Mr Stephenson said: “It is a massive business and people don’t understand how big it is - there is more than enough for everybody.

“They will need every bit of quay and land there is on the Humber.”

How big a deal it is was underlined by Team Humber Marine Alliance who spoke of a “host of potential opportunities” along the maritime and offshore wind supply chain, from steel fabrication, through to port and portside services to research and development.

The latest in a series of positive announcements for the local economy, it comes days after the Government agreed to hand over significant powers to agencies in the Humber in a package designed to make sure the area is best placed to take advantage of opportunities offered by new offshore wind farms in the North Sea.

Projects include the creation of a centre of excellence for energy skills and a business support programme to help local firms create 400 jobs.

A few days earlier encouraged by a “helpful” Autumn statement, Strabag Offshore Wind GmbH. announced that the Able site was its preferred location for a new facility to build gravity-based foundations for the giant turbines, potentially creating 500 of the 4,000 jobs the developers are promising.

Mr Stephenson said when they started out they didn’t have enough land and quay for the number of businesses wanting to set up there.

They now have memorandums of understanding (MOU) covering two-thirds of the site.

“The Autumn statement was helpful,” he said. “The industry had been waiting for announcements and that is one of the reasons why Strabag chose this time to let us release the fact we had a MOU.”

The planning process has been subject to repeated delay, with challenges from Associated British Ports, a small part of whose land will be acquired by compulsory purchase, and by the RSPB, concerned that the loss of protected mudflats will prove fatal to thousands of wading birds.

Mr Stephenson said: “Fortunately for us while we have been delayed with planning the decision-making process for the comfort factor for manufacturers has also has been delayed so we still have the same clients out there wanting to do the same business.
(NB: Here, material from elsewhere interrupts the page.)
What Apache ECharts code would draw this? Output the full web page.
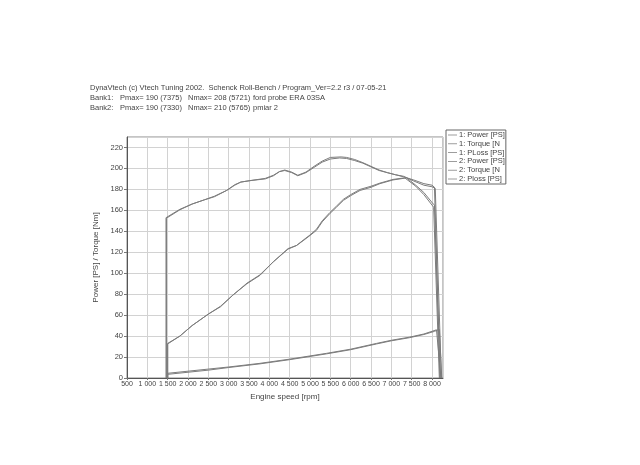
<!DOCTYPE html>
<html>
<head>
<meta charset="utf-8">
<script src="https://cdn.jsdelivr.net/npm/echarts@6/dist/echarts.min.js"></script>
<style>
html,body{margin:0;padding:0;background:#fff;}
#c{width:640px;height:465px;}
</style>
</head>
<body>
<div id="c"></div>
<script>
// ---- data ----
const xTicks = [500,1000,1500,2000,2500,3000,3500,4000,4500,5000,5500,6000,6500,7000,7500,8000];
const yTicks = [0,20,40,60,80,100,120,140,160,180,200,220];

const torque1Rpm = [1460,1460,1800,2100,2400,2650,2950,3150,3300,3550,3900,4100,4250,4380,4550,4700,4900,5100,5300,5500,5730,5900,6100,6300,6500,6700,6900,7100,7300,7550,7800,8000,8060,8200];
const torque1Val = [0,153,161,166,170,173,179,184,187,188.5,190,193,197,198,196,193,196,201,206,209,210,209.5,207.5,205,201.5,198,196,194,192,189,185.5,184,182,0];

const torque2Rpm = [1470,1470,1800,2100,2400,2650,2950,3150,3300,3550,3900,4100,4250,4380,4550,4700,4900,5100,5300,5500,5765,5900,6100,6300,6500,6700,6900,7100,7300,7550,7800,8000,8080,8230];
const torque2Val = [0,152.5,160.5,166,170,173.5,179,184.5,187,188.5,190.5,193.5,197,198.5,196.5,193.5,196.5,202,207,210.5,211,210.5,208.5,205.5,202,198.5,196,194,192.5,188,184,182.5,181,0];

const power1Rpm = [1500,1500,1800,2100,2500,2800,3100,3450,3770,4100,4460,4670,4830,5000,5160,5300,5490,5650,5820,6000,6230,6500,6720,7040,7375,7600,7800,8010,8060,8200];
const power1Val = [0,33,40,50,61,68,79,90,98,111,123,126.5,131,136,141,149,157,163,169.5,174,179,182,185.5,189,191,184,177,167,165,0];

const power2Rpm = [1500,1500,1800,2100,2500,2800,3100,3450,3770,4100,4460,4670,4830,5000,5160,5300,5490,5650,5820,6000,6230,6500,6720,7040,7330,7600,7800,8000,8040,8180];
const power2Val = [0,32.5,40,50,61,68.5,79,90.5,98.5,111,123.5,126.5,131.5,136.5,142,150,158,164,170.5,175,180,183,186,189.5,191,183,175,165,163,0];

const loss1Rpm = [1500,1500,2000,2500,3000,3770,4500,5400,6000,6635,7000,7450,7800,8110,8150,8220];
const loss1Val = [0,4.5,6.5,8.5,10.5,14,18,23.5,27.5,33,36,39,42,46,45,0];

const loss2Rpm = [1500,1500,2000,2500,3000,3770,4500,5400,6000,6635,7000,7450,7800,8060,8180,8240];
const loss2Val = [0,3.5,5.5,7.5,10,13.5,17.5,23,27,32.5,35.5,38.5,41.5,44.5,46.5,0];

const seriesNames = ['1: Power [PS]','1: Torque [Nm]','1: PLoss [PS]','2: Power [PS]','2: Torque [Nm]','2: Ploss [PS]'];

function pairs(xs, ys){ return xs.map((x,i)=>[x, ys[i]]); }

const lineColor = '#7c7c7c';
const font = 'Liberation Sans, Arial, sans-serif';

const chart = echarts.init(document.getElementById('c'), null, {renderer:'canvas'});

const seriesData = [
  pairs(power1Rpm, power1Val),
  pairs(torque1Rpm, torque1Val),
  pairs(loss1Rpm, loss1Val),
  pairs(power2Rpm, power2Val),
  pairs(torque2Rpm, torque2Val),
  pairs(loss2Rpm, loss2Val)
];

const fmt = v => {
  const s = String(v);
  return s.length > 3 ? s.slice(0, s.length-3) + ' ' + s.slice(-3) : s;
};

chart.setOption({
  animation: false,
  backgroundColor: '#ffffff',
  textStyle: {fontFamily: font},
  grid: {left:127, top:137, width:316, height:241, show:true, borderColor:'#8a8a8a', borderWidth:1, backgroundColor:'transparent'},
  xAxis: {
    type:'value', min:500, max:8270, interval:500,
    name:'Engine speed [rpm]', nameLocation:'middle', nameGap:13,
    nameTextStyle:{fontSize:8, color:'#444', fontFamily:font},
    axisLine:{show:true, lineStyle:{color:'#555', width:1}},
    axisTick:{show:true, length:2, lineStyle:{color:'#777'}},
    axisLabel:{fontSize:7, color:'#444', margin:3, showMaxLabel:false, hideOverlap:false, formatter: v => xTicks.includes(v) ? fmt(v) : ''},
    splitLine:{show:true, lineStyle:{color:'#d2d2d2', width:1}}
  },
  yAxis: {
    type:'value', min:0, max:230, interval:20,
    name:'Power [PS] / Torque [Nm]', nameLocation:'middle', nameGap:27, nameRotate:90,
    nameTextStyle:{fontSize:8, color:'#444', fontFamily:font},
    axisLine:{show:true, lineStyle:{color:'#555', width:1}},
    axisTick:{show:true, length:3, lineStyle:{color:'#777'}},
    axisLabel:{fontSize:7.5, color:'#444', margin:4, showMaxLabel:false, formatter: v => yTicks.includes(v) ? String(v) : ''},
    splitLine:{show:true, lineStyle:{color:'#d2d2d2', width:1}}
  },
  legend: {
    orient:'vertical', left:446, top:130,
    data: seriesNames,
    icon:'path://M0,4 L12,4 L12,5 L0,5 Z',
    itemWidth:9, itemHeight:8, itemGap:0.8,
    padding:[1,1,1,2],
    borderColor:'#666', borderWidth:1, backgroundColor:'#fff',
    textStyle:{fontSize:7.5, color:'#444', padding:[0,0,0,-3], fontFamily:font, width:47, overflow:'truncate', ellipsis:''},
    selectedMode:false
  },
  graphic: [
    {type:'text', left:90, top:84, style:{text:'DynaVtech (c) Vtech Tuning 2002.  Schenck Roll-Bench / Program_Ver=2.2 r3 / 07-05-21', fontSize:7.5, fill:'#444', fontFamily:font}},
    {type:'text', left:90, top:94, style:{text:'Bank1:', fontSize:7.5, fill:'#444', fontFamily:font}},
    {type:'text', left:120, top:94, style:{text:'Pmax= 190 (7375)', fontSize:7.5, fill:'#444', fontFamily:font}},
    {type:'text', left:188, top:94, style:{text:'Nmax= 208 (5721)', fontSize:7.5, fill:'#444', fontFamily:font}},
    {type:'text', left:253, top:94, style:{text:'ford probe ERA 03SA', fontSize:7.5, fill:'#444', fontFamily:font}},
    {type:'text', left:90, top:104, style:{text:'Bank2:', fontSize:7.5, fill:'#444', fontFamily:font}},
    {type:'text', left:120, top:104, style:{text:'Pmax= 190 (7330)', fontSize:7.5, fill:'#444', fontFamily:font}},
    {type:'text', left:188, top:104, style:{text:'Nmax= 210 (5765)', fontSize:7.5, fill:'#444', fontFamily:font}},
    {type:'text', left:253, top:104, style:{text:'pmiar 2', fontSize:7.5, fill:'#444', fontFamily:font}}
  ],
  series: seriesNames.map((n, i) => ({
    name:n, type:'line', data: seriesData[i], symbol:'none', smooth:false,
    lineStyle:{color: lineColor, width:1},
    itemStyle:{color: lineColor},
    z: 2
  }))
});
</script>
</body>
</html>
We haven’t missed the boat.

“The opportunities are still there for the UK to be involved in Round Three.”

While work will begin on site next Spring, construction of the marine energy part of the park won’t begin until June 2015, because of environmental constraints.
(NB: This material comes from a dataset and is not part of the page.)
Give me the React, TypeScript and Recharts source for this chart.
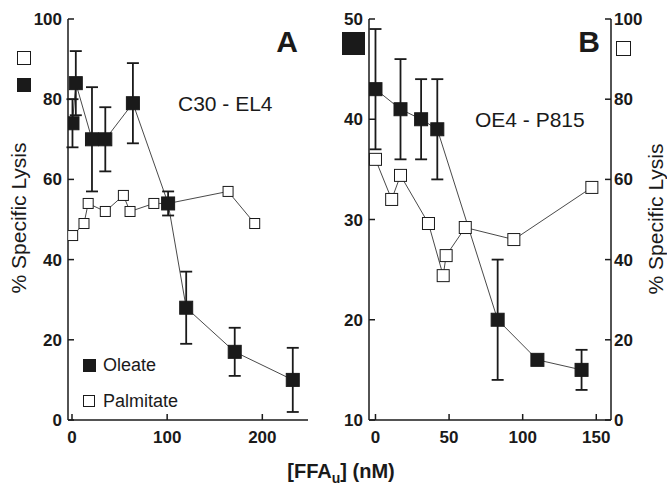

Mr Stephenson said ABP had “caused significant delay” and it was now “up to them” whether they chose to challenge the decision by way of a parliamentary Special Procedure Order.

After that it is open to challenge for a six-week period by way of a judicial review.

ABP said they were disappointed that Able chose to “pursue plans that work in conflict with the Port of Immingham rather than work for the benefit of the Humber as a whole.”

However they added: “Investment in the region is good news for the UK and therefore we will continue to seek to work with Able UK to modify the development proposals in order to deliver the best possible result for the Humber and the nation.”